Ready to add SMS to your marketing mix? Explore ActiveCampaign's SMS marketing features to see how broadcast texting fits into your automation workflows.

Best practices for broadcast text messages

Getting broadcast texting right means respecting both regulations and your recipients' attention.

Get explicit consent first. The Telephone Consumer Protection Act (TCPA) requires written opt-in before you send marketing texts. This means checkbox confirmations on forms, keyword replies to shortcodes, or clear agreement at point of sale. Purchased lists are never compliant.

Identify yourself immediately. Recipients should know who's texting them within the first few words. "Hi Sarah, this is Riverside Dental" works. A mysterious discount code from an unknown number doesn't.

Keep messages focused. One clear message, one clear action. If you're promoting a sale, include the offer and a link. Don't try to cover three different topics in 160 characters.

Time your sends thoughtfully. Marketing texts should go out during reasonable hours, typically between 8 a.m. and 9 p.m. in the recipient's time zone. Segment by location if you're reaching people across multiple time zones.

Make opting out easy. Include clear instructions like "Reply STOP to unsubscribe" and honor those requests immediately. Beyond being legally required, this builds trust with the people who stay subscribed.

Personalize when possible. Using someone's first name or referencing their last purchase makes a broadcast feel less like spam and more like a message meant for them.

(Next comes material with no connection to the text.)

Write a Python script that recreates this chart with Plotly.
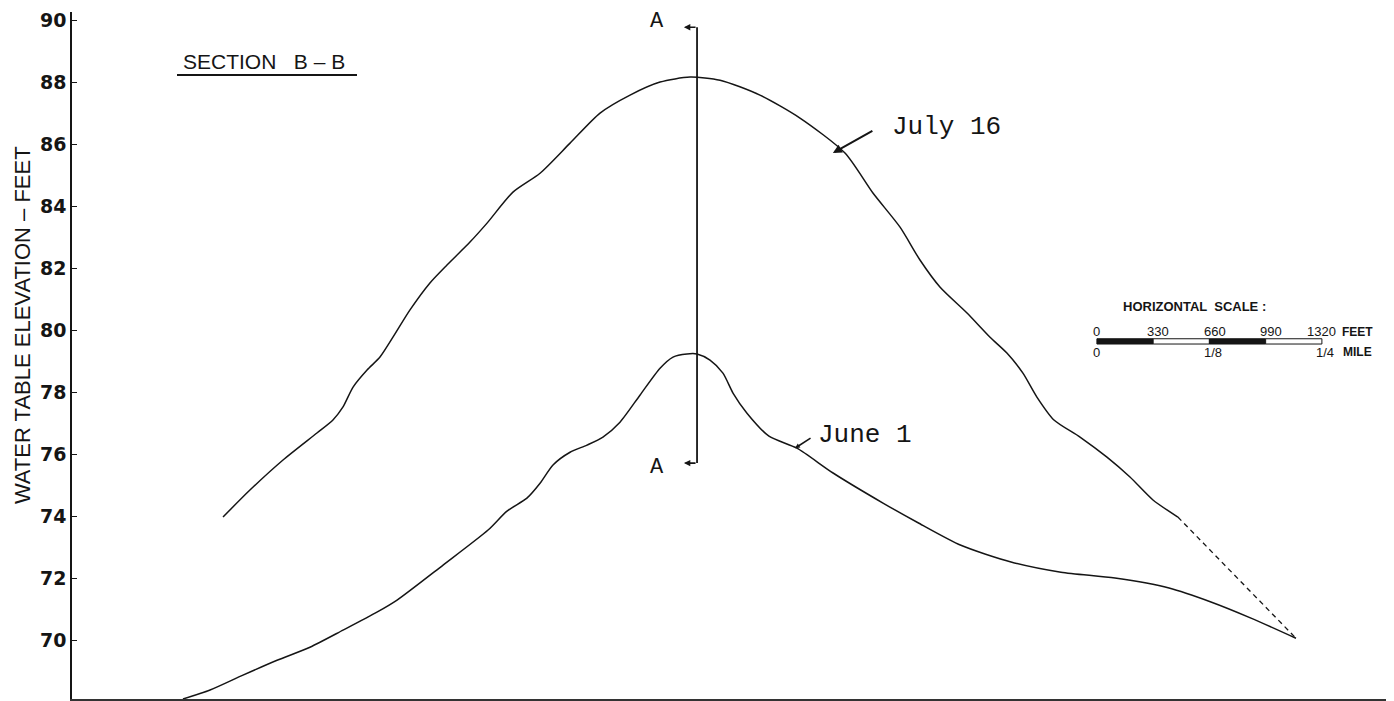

Choosing a broadcast text messaging platform

The right platform depends on your volume, integration needs, and how you plan to use texting alongside other channels.

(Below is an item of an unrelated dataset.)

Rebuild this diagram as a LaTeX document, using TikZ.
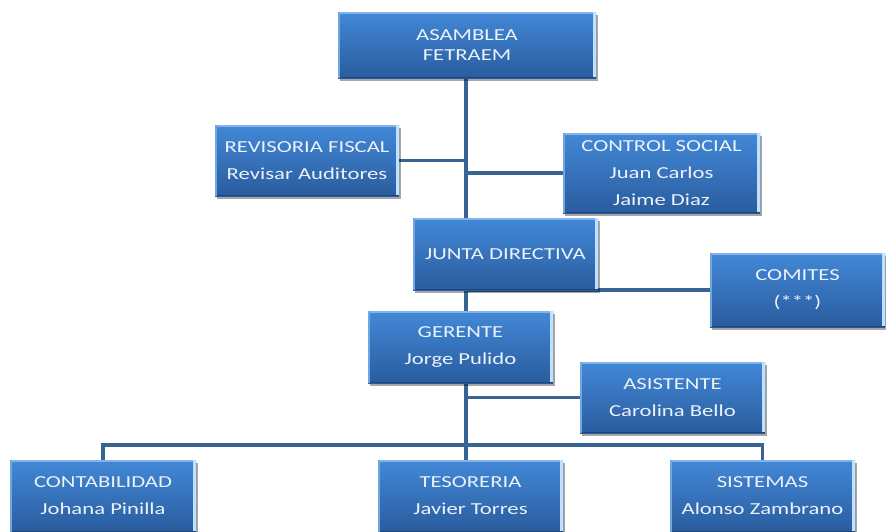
\documentclass[tikz,border=0pt]{standalone}
\usepackage{fontspec}
\setmainfont{Carlito}[FakeStretch=1.35]
\usetikzlibrary{shadows,backgrounds,calc}
\definecolor{boxtop}{RGB}{66,136,215}
\definecolor{boxbot}{RGB}{42,92,158}
\definecolor{linkcol}{RGB}{56,100,148}
\definecolor{hilite}{RGB}{190,225,255}
\definecolor{topedge}{RGB}{130,180,235}
\definecolor{botedge}{RGB}{30,70,125}
\definecolor{txtcol}{RGB}{236,242,250}
\tikzset{
  orgbox/.style={rectangle, top color=boxtop, bottom color=boxbot,
    draw=none, text=txtcol, align=center, inner sep=0pt,
    font=\fontsize{16.8}{27}\selectfont,
    drop shadow={shadow xshift=2pt, shadow yshift=-3pt, fill=black, opacity=0.35},
    path picture={
      \draw[topedge, line width=2pt] ([yshift=-1pt]path picture bounding box.north west) -- ([yshift=-1pt]path picture bounding box.north east);
      \draw[hilite, line width=2.5pt] ([xshift=-1.5pt]path picture bounding box.north east) -- ([xshift=-1.5pt]path picture bounding box.south east);
      \draw[botedge, line width=1.5pt] ([yshift=0.75pt]path picture bounding box.south west) -- ([yshift=0.75pt]path picture bounding box.south east);
      \draw[topedge!70!boxtop, line width=1.5pt] ([xshift=0.75pt]path picture bounding box.north west) -- ([xshift=0.75pt]path picture bounding box.south west);
    }},
  link/.style={draw=linkcol, line width=3.5pt}
}
\begin{document}
\begin{tikzpicture}[x=1pt,y=-1pt]
\useasboundingbox (0,0) rectangle (886,531);
\node[orgbox, minimum width=258pt, minimum height=66pt, font=\fontsize{16.8}{20}\selectfont] (asamblea) at (467,45) {ASAMBLEA\\FETRAEM};
\node[orgbox, minimum width=184pt, minimum height=71pt] (revisoria) at (307,160.5) {REVISORIA FISCAL\\Revisar Auditores};
\node[orgbox, minimum width=197pt, minimum height=80pt] (control) at (661.5,173) {CONTROL SOCIAL\\Juan Carlos\\Jaime Diaz};
\node[orgbox, minimum width=185pt, minimum height=72pt] (junta) at (505.5,254) {JUNTA DIRECTIVA};
\node[orgbox, minimum width=175pt, minimum height=74pt] (comites) at (797.5,290) {COMITES\\(***)};
\node[orgbox, minimum width=185pt, minimum height=72pt] (gerente) at (460.5,347) {GERENTE\\Jorge Pulido};
\node[orgbox, minimum width=185pt, minimum height=71pt] (asistente) at (672.5,397.5) {ASISTENTE\\Carolina Bello};
\node[orgbox, minimum width=186pt, minimum height=72pt] (contab) at (103,496) {CONTABILIDAD\\Johana Pinilla};
\node[orgbox, minimum width=185pt, minimum height=72pt] (tesoreria) at (470.5,496) {TESORERIA\\Javier Torres};
\node[orgbox, minimum width=185pt, minimum height=72pt] (sistemas) at (762.5,496) {SISTEMAS\\Alonso Zambrano};
\coordinate (bus) at (466,445);
\begin{pgfonlayer}{background}
\fill[white] (0,0) rectangle (886,531);
\draw[link] (asamblea.south -| bus) -- (bus);
\draw[link] (revisoria.east) -- (revisoria.east -| bus);
\draw[link] (control.west) -- (control.west -| bus);
\draw[link] (comites.west) -- (comites.west -| bus);
\draw[link] (asistente.west) -- (asistente.west -| bus);
\draw[link] (contab.north) |- (bus) -| (sistemas.north);
\draw[link] (bus) -- (bus |- tesoreria.north);
\end{pgfonlayer}
\end{tikzpicture}
\end{document}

Look for these capabilities:

  • Contact management that syncs with your existing CRM or customer database
  • Segmentation tools to send targeted messages to specific groups
  • Scheduling and automation for timed sends and triggered messages
  • Two-way messaging so recipients can reply and you can respond
  • Delivery reporting to track what's getting through
  • Compliance features like automatic opt-out handling and consent tracking

If you're already running email marketing campaigns or marketing automation, choose a platform that integrates with your existing tools. Disconnected systems create extra work and make it harder to see the full picture of customer engagement.

FAQs

Can I send broadcast texts from my iPhone or Android?
Not true broadcasts. Your phone's messaging app only supports group texts with limited recipients. For broadcast messaging to hundreds or thousands of contacts, you need a business SMS platform.

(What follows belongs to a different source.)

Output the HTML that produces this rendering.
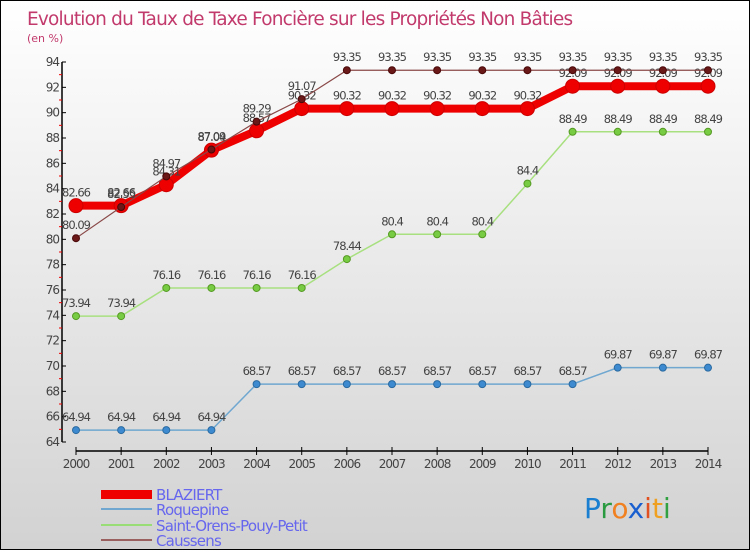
<!DOCTYPE html>
<html><head><meta charset="utf-8"><style>
body{margin:0}
#c{width:750px;height:550px;position:relative;box-sizing:border-box;border:1px solid #000;background:linear-gradient(#ffffff,#d2d2d2);font-family:"DejaVu Sans","Liberation Sans",sans-serif;overflow:hidden}
text{font-family:"DejaVu Sans","Liberation Sans",sans-serif}
</style></head><body>
<div id="c">
<svg id="s" width="750" height="550">
<text x="26" y="24" font-size="18.5" fill="#c23a6c" letter-spacing="-0.8">Evolution du Taux de Taxe Foncière sur les Propriétés Non Bâties</text>
<text x="26" y="41" font-size="11" fill="#c23a6c">(en %)</text>
<g id="axes"></g><g id="series"></g>
<g>
<rect x="100" y="489" width="51" height="9" fill="#ee0000"/>
<text x="155" y="499" font-size="15" fill="#6666ee" letter-spacing="-0.8">BLAZIERT</text>
<rect x="100" y="507" width="51" height="2" fill="#6fa7d0"/>
<text x="155" y="514" font-size="15" fill="#6666ee" letter-spacing="-0.8">Roquepine</text>
<rect x="100" y="523" width="51" height="2" fill="#99dd77"/>
<text x="155" y="530" font-size="15" fill="#6666ee" letter-spacing="-0.8">Saint-Orens-Pouy-Petit</text>
<rect x="100" y="538" width="51" height="2" fill="#9a6060"/>
<text x="155" y="545" font-size="15" fill="#6666ee" letter-spacing="-0.8">Caussens</text>
</g>
<text x="583" y="517" font-size="28"><tspan fill="#1a7fd0">P</tspan><tspan fill="#2a9a40">r</tspan><tspan fill="#f08020">o</tspan><tspan fill="#1a5fd0">x</tspan><tspan fill="#e05020">i</tspan><tspan fill="#f0a020">t</tspan><tspan fill="#30a040">i</tspan></text>
</svg></div>
<script>
const years=[2000,2001,2002,2003,2004,2005,2006,2007,2008,2009,2010,2011,2012,2013,2014];
const yTicks=[64,66,68,70,72,74,76,78,80,82,84,86,88,90,92,94];
const blaziert=[82.66,82.66,84.31,87.04,88.57,90.32,90.32,90.32,90.32,90.32,90.32,92.09,92.09,92.09,92.09];
const roquepine=[64.94,64.94,64.94,64.94,68.57,68.57,68.57,68.57,68.57,68.57,68.57,68.57,69.87,69.87,69.87];
const saintOrens=[73.94,73.94,76.16,76.16,76.16,76.16,78.44,80.4,80.4,80.4,84.4,88.49,88.49,88.49,88.49];
const caussens=[80.09,82.55,84.97,87.09,89.29,91.07,93.35,93.35,93.35,93.35,93.35,93.35,93.35,93.35,93.35];
const NS="http://www.w3.org/2000/svg";
const X=i=>75+i*(707-75)/14;
const Y=v=>441-(v-64)*(441-61)/30;
function mk(t,a,p){const e=document.createElementNS(NS,t);for(const k in a)e.setAttribute(k,a[k]);p.appendChild(e);return e;}
const ax=document.getElementById('axes');
mk('line',{x1:61,y1:61,x2:61,y2:441,stroke:'#000','stroke-width':1.5},ax);
mk('line',{x1:75,y1:450,x2:707,y2:450,stroke:'#000','stroke-width':1.5},ax);
yTicks.forEach((v,i)=>{
 const y=Y(v);
 const tk=mk('line',{x1:61,y1:y,x2:65,y2:y,stroke:'#000'},ax);
 
 
 if(i<yTicks.length-1){const m=mk('line',{x1:58,y1:Y(v+1),x2:61,y2:Y(v+1),stroke:'#e00'},ax);
 }
 const t=mk('text',{x:58,y:y+4,'font-size':12,fill:'#444','text-anchor':'end','letter-spacing':'-1'},ax);
 t.textContent=v;
 
 
});
years.forEach((yr,i)=>{
 const x=X(i);
 const tk=mk('line',{x1:x,y1:446,x2:x,y2:454,stroke:'#000'},ax);
 
 
 const t=mk('text',{x:x,y:467,'font-size':12,fill:'#444','text-anchor':'middle','letter-spacing':'-1'},ax);
 t.textContent=yr;
 
 
});
const sg=document.getElementById('series');
function series(vals,name,col,w,r,dot,stroke){
 const g=mk('g',{},sg);
 
 
 const pl=mk('polyline',{points:vals.map((v,i)=>X(i)+','+Y(v)).join(' '),fill:'none',stroke:col,'stroke-width':w},g);
 
 
 vals.forEach((v,i)=>{
  const c=mk('circle',{cx:X(i),cy:Y(v),r:r,fill:dot,stroke:stroke,'stroke-width':1},g);
  
  
  const t=mk('text',{x:X(i),y:Y(v)-9,'font-size':11.5,fill:'#444','text-anchor':'middle','letter-spacing':'-1'},g);
  t.textContent=v;
  
  
 });
}
series(roquepine,'roquepine','#6fa7d0',1.5,3.5,'#3d8ad0','#2a6aa0');
series(saintOrens,'saint-orens','#a8e080',1.5,3.5,'#77cc44','#559922');
series(blaziert,'blaziert','#ee0000',8,7,'#ee0000','#cc0000');
series(caussens,'caussens','#8a4848',1.2,3.5,'#6a1818','#4a0808');
</script>
</body></html>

How much does broadcast texting cost?
Pricing varies by platform and volume. Most services charge per message sent, with rates decreasing as volume increases. Expect to pay somewhere between $0.01 and $0.05 per message for typical business volumes.

Is broadcast texting legal?
Yes, when done correctly. You must have explicit consent from recipients, identify yourself in messages, send during appropriate hours, and honor opt-out requests. Violating TCPA regulations can result in significant fines.

How many people can I send a broadcast text to?
With a proper business messaging platform, there's no practical limit. You can reach hundreds of thousands of recipients with a single campaign, though very large sends may be staggered over time to ensure delivery.

Will my messages get marked as spam?
Properly registered business numbers with compliant messaging practices rarely face spam filtering. Platforms that support A2P 10DLC registration help ensure your messages reach recipients' inboxes.